Blutch s’expose: « la BD est un travail de moine-copiste »

© Blutch
Olivier Van Vaerenbergh
Olivier Van Vaerenbergh Journaliste livres & BD

L’auteur de Lune l’envers présente à Bruxelles planches et grands formats inédits. L’occasion de causer virtuosité, ciné ou de Tif et Tondu, son probable prochain album.

Blutch n’aime pas le terme de rétrospective –« le mot est pompeux, il m’embarrasse un peu ». La galerie Champaka parle donc de « parcours transversal » dans l’oeuvre d’un des auteurs français les plus remarquables et remarqués de sa génération. Des planches tirées de ses débuts dans Fluide Glacial avec Waldo’s Bar ou Pecos Jim, des extraits de Mitchum, des originaux issus de Pour en finir avec le cinéma et Lune l’envers, un peu de son Petit Christian, mais aussi des décors pour le dernier film d’Alain Resnais, un portrait de Sacha Guitry pour un projet qui n’a jamais vu le jour… Et six toiles grand format et inédites, entièrement réalisées au pastel, sans cette multiplication de traits qui caractérise son style… Mais le tout en noir et blanc, thème central de cette rétrospective qui vaut le coup d’oeil (et l’investissement des collectionneurs -Blutch a la cote).
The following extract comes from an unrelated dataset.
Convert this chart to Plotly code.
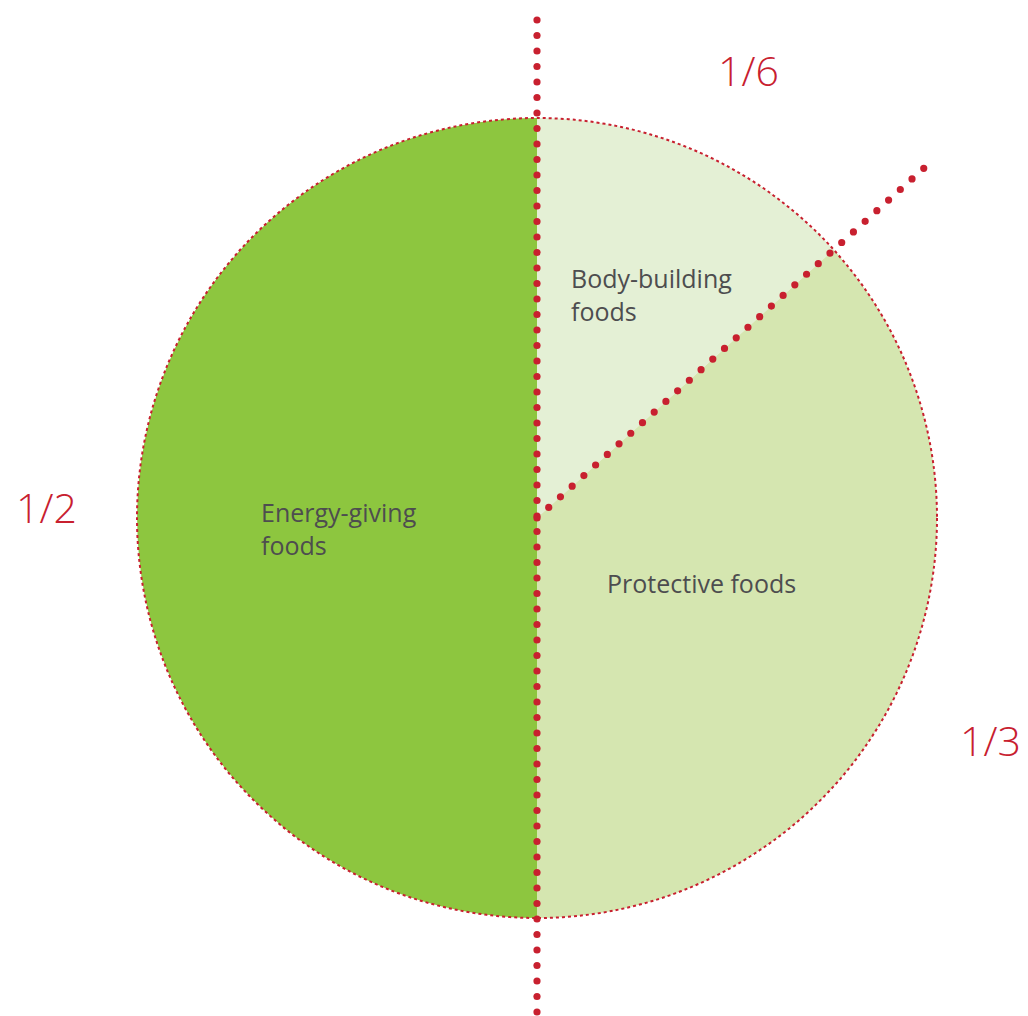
import numpy as np
import plotly.graph_objects as go

# Data
categories = ["Body-building foods", "Protective foods", "Energy-giving foods"]
values = [13.3, 36.7, 50.0]
slice_colors = ["#e4f0d5", "#d5e6b0", "#8dc63f"]
fraction_labels = ["1/6", "1/3", "1/2"]
label_texts = ["Body-building<br>foods", "Protective foods", "Energy-giving<br>foods"]

W, H = 1028, 1016
cx, cy, R = 537, 518, 400
RED = "#c8202f"
TXT = "#4d4d4f"

fig = go.Figure()

fig.add_trace(go.Pie(
    labels=categories, values=values, sort=False, direction="clockwise",
    rotation=0, marker=dict(colors=slice_colors, line=dict(width=0)),
    textinfo="none", hoverinfo="label", showlegend=False,
    domain=dict(x=[(cx - R) / W, (cx + R) / W],
                y=[(H - cy - R) / H, (H - cy + R) / H]),
))

# boundary angle from data (clockwise from 12 o'clock)
theta = values[0] / np.sum(values) * 2 * np.pi

# circle outline
fig.add_shape(type="circle", xref="x", yref="y", x0=cx - R, x1=cx + R, y0=cy - R, y1=cy + R,
              line=dict(color=RED, width=2, dash="dot"), layer="above")

# dotted guide lines drawn as round dots above the pie
dot_r = 3.6
ys = np.arange(cy - 498, cy + 495, 15.5)
xs = np.full_like(ys, cx)
rs = np.arange(0, 525, 15.8)
xs2 = cx + rs * np.sin(theta)
ys2 = cy - rs * np.cos(theta)
for px, py in list(zip(xs, ys)) + list(zip(xs2, ys2)):
    fig.add_shape(type="circle", xref="x", yref="y", x0=px - dot_r, x1=px + dot_r,
                  y0=py - dot_r, y1=py + dot_r, fillcolor=RED, line=dict(width=0), layer="above")

font_lbl = dict(family="Open Sans", size=25, color=TXT)
fig.add_annotation(x=569, y=294, text=label_texts[0], xanchor="left", yanchor="middle",
                   align="left", showarrow=False, font=font_lbl, xref="x", yref="y")
fig.add_annotation(x=605, y=583, text=label_texts[1], xanchor="left", yanchor="middle",
                   align="left", showarrow=False, font=font_lbl, xref="x", yref="y")
fig.add_annotation(x=259, y=528, text=label_texts[2], xanchor="left", yanchor="middle",
                   align="left", showarrow=False, font=font_lbl, xref="x", yref="y")

font_frac = dict(family="Open Sans", size=41, color=RED, weight=300)
fig.add_annotation(x=748, y=70, text=fraction_labels[0], showarrow=False, font=font_frac, xref="x", yref="y")
fig.add_annotation(x=990, y=740, text=fraction_labels[1], showarrow=False, font=font_frac, xref="x", yref="y")
fig.add_annotation(x=46, y=507, text=fraction_labels[2], showarrow=False, font=font_frac, xref="x", yref="y")

fig.update_layout(
    width=W, height=H, margin=dict(l=0, r=0, t=0, b=0),
    paper_bgcolor="white", plot_bgcolor="rgba(0,0,0,0)",
    xaxis=dict(range=[0, W], visible=False, domain=[0, 1], fixedrange=True),
    yaxis=dict(range=[H, 0], visible=False, domain=[0, 1], fixedrange=True),
)

fig.write_html("out.html")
Un affichage qui en tout cas en montre long sur la virtuosité naturelle et presque écoeurante de ce quadragénaire discret, parlant bas mais précis. Au coin des planches, notre discussion hors de toute actualité éditoriale témoigne de son exigence artistique, de son humour et de son amour de la BD populaire: un bon condensé de Blutch.

Pourquoi cette exposition aujourd’hui, à Bruxelles?

Eric (Verhoest, responsable de la galerie Champaka, ndlr) me l’avait déjà proposée il y a quelques années. Là, il vient de me commander trois pièces pour la vente aux enchères de Sotheby’s (deux ont été vendues), et dans le même temps, j’ai déménagé mon atelier… C’était peut-être le bon moment. Je voulais surtout une exposition sur le noir et blanc, aucune couleur, aucun pastel. La bande dessinée pure, c’est le trait. Mais j’avais aussi quelques idées pour des grands formats, cette fois au pastel, mais uniquement dans la gamme de gris et de noir, débarrassés de toutes les scories inutiles, focalisés sur le discours. Des portraits embrumés, flous, quelque chose en mouvement… Ici, il s’agit de faire disparaître le trait, alors que les planches se définissent par celui-ci. C’est l’exact opposé, une tentative de gommer tout ce qui fait ma soi-disant virtuosité: je m’en méfie.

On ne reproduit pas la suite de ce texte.